## start STORED ROWS
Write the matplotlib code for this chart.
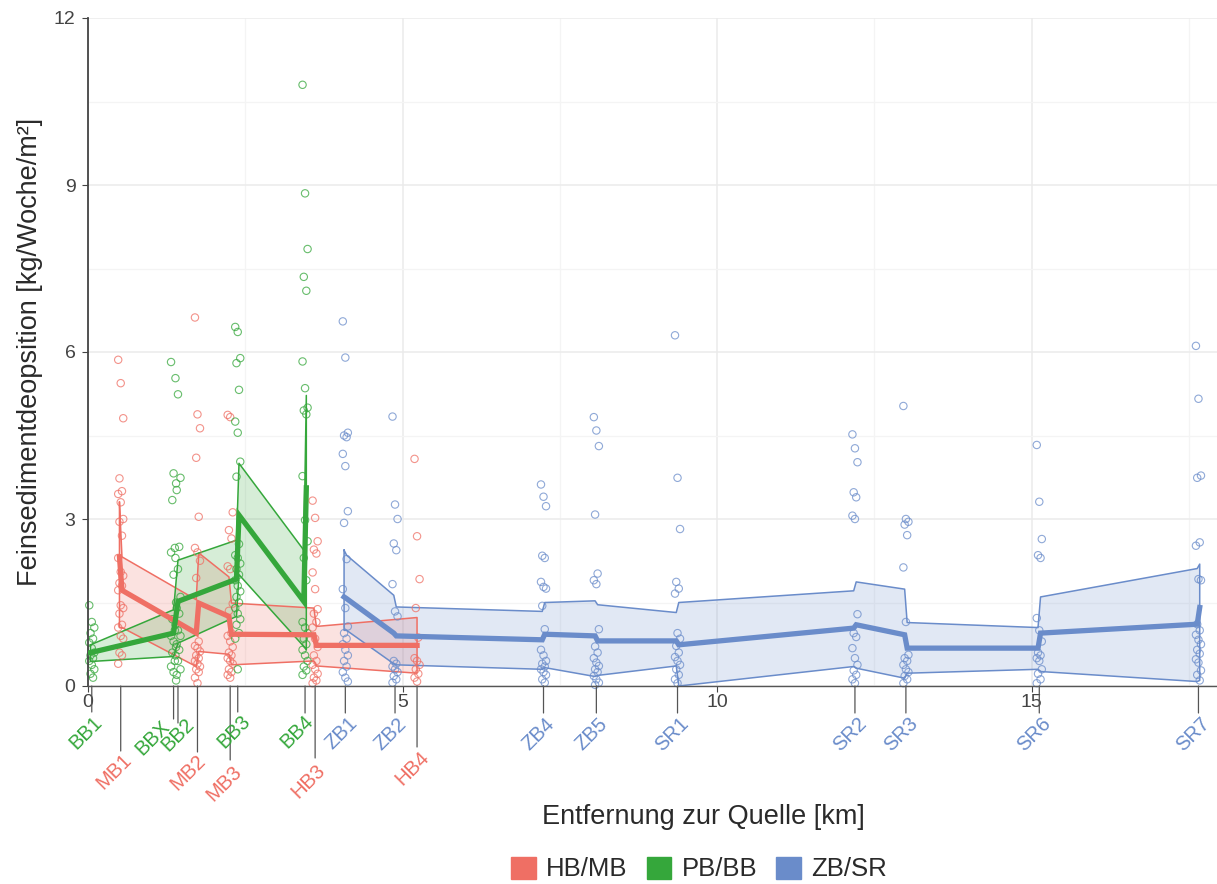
import numpy as np
import matplotlib.pyplot as plt
from matplotlib.patches import Patch

plt.rcParams['font.family'] = ['Liberation Sans', 'DejaVu Sans']

red = '#EF6F64'
green = '#35A73B'
blue = '#6A8CCA'

# stations: name, distance [km], group
stations = ['BB1', 'MB1', 'BBX', 'BB2', 'MB2', 'MB3', 'BB3', 'BB4', 'HB3', 'ZB1',
            'ZB2', 'HB4', 'ZB4', 'ZB5', 'SR1', 'SR2', 'SR3', 'SR6', 'SR7']
station_km = [0.06, 0.52, 1.36, 1.43, 1.74, 2.26, 2.38, 3.45, 3.61, 4.09,
              4.88, 5.23, 7.24, 8.08, 9.37, 12.19, 13.00, 15.12, 17.65]
station_grp = ['PB/BB', 'HB/MB', 'PB/BB', 'PB/BB', 'HB/MB', 'HB/MB', 'PB/BB', 'PB/BB', 'HB/MB', 'ZB/SR',
               'ZB/SR', 'HB/MB', 'ZB/SR', 'ZB/SR', 'ZB/SR', 'ZB/SR', 'ZB/SR', 'ZB/SR', 'ZB/SR']

# single measurements per station [kg/Woche/m2]
bb1 = [1.45, 1.15, 1.05, 0.95, 0.85, 0.78, 0.68, 0.6, 0.55, 0.5, 0.45, 0.38, 0.3, 0.22, 0.15]
mb1 = [5.86, 5.44, 4.81, 3.73, 3.5, 3.45, 3.3, 3.0, 2.95, 2.7, 2.3, 2.05, 1.98, 1.85, 1.8, 1.72,
       1.45, 1.4, 1.3, 1.1, 1.05, 0.9, 0.85, 0.6, 0.55, 0.4]
bbx = [5.82, 3.82, 3.64, 3.34, 2.48, 2.4, 2.0, 1.5, 1.2, 1.0, 0.9, 0.8, 0.7, 0.6, 0.45, 0.35, 0.25, 0.1]
bb2 = [5.53, 5.24, 3.74, 3.52, 2.5, 2.3, 2.1, 1.6, 1.4, 1.3, 1.1, 1.0, 0.9, 0.75, 0.65, 0.55, 0.45, 0.3, 0.2]
mb2 = [6.62, 4.88, 4.63, 4.1, 3.04, 2.48, 2.4, 2.25, 1.94, 0.8, 0.72, 0.68, 0.62, 0.55, 0.5, 0.45,
       0.4, 0.35, 0.3, 0.25, 0.15, 0.05]
mb3 = [4.87, 4.83, 3.12, 2.8, 2.65, 2.15, 2.1, 1.48, 1.35, 0.95, 0.9, 0.8, 0.7, 0.6, 0.55, 0.5,
       0.45, 0.4, 0.3, 0.25, 0.2, 0.15]
bb3 = [6.45, 6.36, 5.89, 5.8, 5.32, 4.75, 4.55, 4.03, 3.76, 2.55, 2.35, 2.3, 2.2, 2.1, 2.0, 1.9,
       1.8, 1.7, 1.6, 1.5, 1.4, 1.3, 1.2, 1.1, 0.95, 0.85, 0.3]
bb4 = [10.8, 8.85, 7.85, 7.35, 7.1, 5.83, 5.35, 5.0, 4.95, 4.88, 3.77, 2.98, 2.6, 2.3, 1.9, 1.15,
       1.05, 0.95, 0.85, 0.75, 0.65, 0.55, 0.45, 0.35, 0.28, 0.2]
hb3 = [3.33, 3.02, 2.6, 2.45, 2.38, 2.04, 1.74, 1.38, 1.3, 1.15, 1.05, 0.85, 0.7, 0.55, 0.45, 0.38,
       0.3, 0.22, 0.15, 0.1, 0.05]
zb1 = [6.55, 5.9, 4.55, 4.5, 4.47, 4.17, 3.95, 3.14, 2.93, 2.28, 1.74, 1.4, 1.07, 0.95, 0.85, 0.75,
       0.65, 0.55, 0.45, 0.35, 0.25, 0.15, 0.08]
zb2 = [4.84, 3.26, 3.0, 2.56, 2.44, 1.83, 1.34, 1.25, 0.45, 0.4, 0.35, 0.3, 0.25, 0.18, 0.12, 0.06]
hb4 = [4.08, 2.69, 1.92, 1.4, 0.87, 0.5, 0.45, 0.38, 0.3, 0.22, 0.15, 0.08]
zb4 = [3.62, 3.4, 3.23, 2.34, 2.3, 1.87, 1.78, 1.75, 1.44, 1.02, 0.65, 0.55, 0.45, 0.4, 0.35, 0.3,
       0.25, 0.2, 0.12, 0.06]
zb5 = [4.83, 4.59, 4.31, 3.08, 2.02, 1.9, 1.83, 1.02, 0.71, 0.6, 0.5, 0.42, 0.36, 0.3, 0.25, 0.18,
       0.12, 0.06, 0.02]
sr1 = [6.3, 3.74, 2.82, 1.87, 1.75, 1.66, 0.95, 0.85, 0.72, 0.6, 0.52, 0.45, 0.38, 0.3, 0.2, 0.12, 0.05]
sr2 = [4.52, 4.27, 4.02, 3.48, 3.39, 3.06, 3.0, 1.29, 0.95, 0.88, 0.68, 0.5, 0.38, 0.28, 0.2, 0.12, 0.05]
sr3 = [5.03, 3.0, 2.95, 2.9, 2.71, 2.13, 1.15, 0.56, 0.5, 0.45, 0.38, 0.3, 0.25, 0.18, 0.12, 0.05]
sr6 = [4.33, 3.31, 2.64, 2.35, 2.3, 1.22, 1.0, 0.8, 0.6, 0.55, 0.5, 0.45, 0.3, 0.22, 0.12, 0.05]
sr7 = [6.11, 5.16, 3.78, 3.74, 2.58, 2.52, 1.92, 1.9, 1.11, 1.0, 0.92, 0.83, 0.75, 0.65, 0.58, 0.48,
       0.42, 0.28, 0.2, 0.1]
samples = [bb1, mb1, bbx, bb2, mb2, mb3, bb3, bb4, hb3, zb1, zb2, hb4, zb4, zb5, sr1, sr2, sr3, sr6, sr7]

# summary lines (median and band) per group
hb_x = [0.50, 0.54, 1.72, 1.76, 2.24, 2.28, 3.59, 3.63, 5.23]
hb_hi = [3.30, 2.32, 1.55, 2.39, 1.96, 1.49, 1.40, 1.07, 1.23]
hb_med = [2.32, 1.72, 0.95, 1.49, 1.25, 0.93, 0.92, 0.73, 0.73]
hb_lo = [1.05, 1.05, 0.35, 0.62, 0.57, 0.38, 0.45, 0.36, 0.23]

bb_x = [0.04, 1.36, 1.43, 2.36, 2.40, 3.43, 3.47]
bb_hi = [0.74, 1.37, 2.26, 2.62, 4.00, 2.44, 5.22]
bb_med = [0.60, 0.95, 1.52, 1.92, 3.07, 1.52, 3.56]
bb_lo = [0.44, 0.53, 0.77, 1.25, 2.00, 0.71, 0.65]

zb_x = [4.07, 4.11, 4.86, 4.90, 7.22, 7.26, 8.06, 8.10, 9.35, 9.39,
        12.17, 12.21, 12.98, 13.02, 15.10, 15.14, 17.63, 17.67]
zb_hi = [2.44, 2.35, 1.63, 1.42, 1.34, 1.50, 1.53, 1.46, 1.32, 1.50,
         1.71, 1.87, 1.74, 1.14, 1.05, 1.60, 2.11, 2.19]
zb_med = [1.60, 1.57, 0.95, 0.90, 0.83, 0.93, 0.90, 0.81, 0.81, 0.74,
          1.04, 1.10, 0.92, 0.68, 0.68, 0.95, 1.11, 1.41]
zb_lo = [1.00, 1.00, 0.40, 0.38, 0.30, 0.33, 0.17, 0.19, 0.36, 0.00,
         0.35, 0.32, 0.14, 0.23, 0.30, 0.26, 0.08, 0.10]

groups = ['HB/MB', 'PB/BB', 'ZB/SR']
colors = {'HB/MB': red, 'PB/BB': green, 'ZB/SR': blue}

# label layout (pixels below the axis): leader length, text depth, text x shift
lead_px = [26, 65, 33, 37, 66, 74, 26, 27, 72, 27, 27, 61, 27, 27, 27, 27, 27, 27, 27]
text_px = [47, 86, 52, 49, 87, 97, 46, 46, 95, 47, 48, 82, 48, 48, 48, 48, 48, 48, 48]
shift_px = [-6, -7, -21, 0, -9, -6, -4, -8, -7, -4, -5, -5, -5, -5, -5, -5, -5, -5, -5]
jit = [-0.04, 0.0, 0.04, -0.02, 0.02]

W, H = 1217, 884
fig = plt.figure(figsize=(W / 100, H / 100), dpi=100)
ax = fig.add_axes([88 / W, (H - 686) / H, (1318 - 88) / W, (686 - 18) / H])
ax.set_xlim(0, 19.55)
ax.set_ylim(0, 12)

# scatter of single values
for name, km, grp, vals in zip(stations, station_km, station_grp, samples):
    xs = [km + jit[i % len(jit)] for i in range(len(vals))]
    ax.scatter(xs, vals, s=28, facecolors='none', edgecolors=colors[grp],
               linewidths=0.8, alpha=0.75, zorder=2.5, clip_on=False)

# bands and median lines
for grp, x, lo, med, hi in [('HB/MB', hb_x, hb_lo, hb_med, hb_hi),
                            ('PB/BB', bb_x, bb_lo, bb_med, bb_hi),
                            ('ZB/SR', zb_x, zb_lo, zb_med, zb_hi)]:
    c = colors[grp]
    x = np.array(x)
    ax.fill(np.r_[x, x[::-1]], np.r_[hi, lo[::-1]], facecolor=c, alpha=0.2,
            edgecolor='none', zorder=2)
    ax.plot(np.r_[x, x[::-1], x[0]], np.r_[hi, lo[::-1], hi[0]], color=c, lw=1.1, zorder=2.2)
    ax.plot(x, med, color=c, lw=3.8, zorder=3, solid_joinstyle='miter')

# axes styling
ax.set_yticks([0, 3, 6, 9, 12])
ax.set_yticks([1.5, 4.5, 7.5, 10.5], minor=True)
ax.set_xticks([0, 5, 10, 15])
ax.set_xticks([2.5, 7.5, 12.5, 17.5], minor=True)
ax.grid(which='major', color='#EBEBEB', lw=1.1)
ax.grid(which='minor', color='#F4F4F4', lw=0.9)
ax.set_axisbelow(True)
for s in ['top', 'right']:
    ax.spines[s].set_visible(False)
ax.spines['left'].set_color('#444444')
ax.spines['left'].set_linewidth(1.3)
ax.spines['bottom'].set_color('#555555')
ax.spines['bottom'].set_linewidth(1.0)
ax.tick_params(which='major', length=4, color='#444444', labelsize=14, labelcolor='#444444')
ax.tick_params(axis='x', pad=2)
ax.tick_params(axis='y', pad=5)
ax.tick_params(which='minor', length=0)

# station labels with leader lines
for name, km, grp, lp, tp, sp in zip(stations, station_km, station_grp, lead_px, text_px, shift_px):
    ax.annotate('', xy=(km, 0), xytext=(0, -lp * 0.72), textcoords='offset points',
                arrowprops=dict(arrowstyle='-', color='#555555', lw=0.9, shrinkA=0, shrinkB=0),
                annotation_clip=False)
    ax.annotate(name, xy=(km, 0), xytext=(sp * 0.72, -tp * 0.72), textcoords='offset points',
                rotation=45, ha='center', va='center', color=colors[grp], fontsize=14.5,
                annotation_clip=False)

fig.text(30 / W, 1 - 352 / H, 'Feinsedimentdeopsition [kg/Woche/m²]', rotation=90,
         ha='center', va='center', fontsize=19.5, color='#2a2a2a')
fig.text(703 / W, 1 - 817 / H, 'Entfernung zur Quelle [km]', ha='center', va='center',
         fontsize=19.5, color='#2a2a2a')

handles = [Patch(facecolor=colors[g], edgecolor=colors[g], label=g) for g in groups]
fig.legend(handles=handles, loc='center', bbox_to_anchor=(699 / W, 1 - 869 / H), ncol=3,
           frameon=False, fontsize=18.5, handlelength=0.95, handleheight=0.95,
           handletextpad=0.4, columnspacing=0.75, labelcolor='#2a2a2a')

fig.savefig('out.png', dpi=100)
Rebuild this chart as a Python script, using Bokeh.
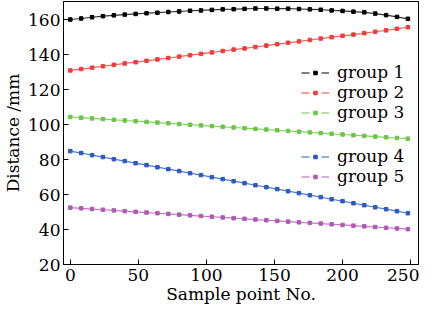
## end STORED ROWS
Repeat, word for word and with no pictures, only the lines running from the beginning of the data to the line that contains "blue = '#6A8CCA'".

Write the matplotlib code for this chart.
import numpy as np
import matplotlib.pyplot as plt
from matplotlib.patches import Patch

plt.rcParams['font.family'] = ['Liberation Sans', 'DejaVu Sans']

red = '#EF6F64'
green = '#35A73B'
blue = '#6A8CCA'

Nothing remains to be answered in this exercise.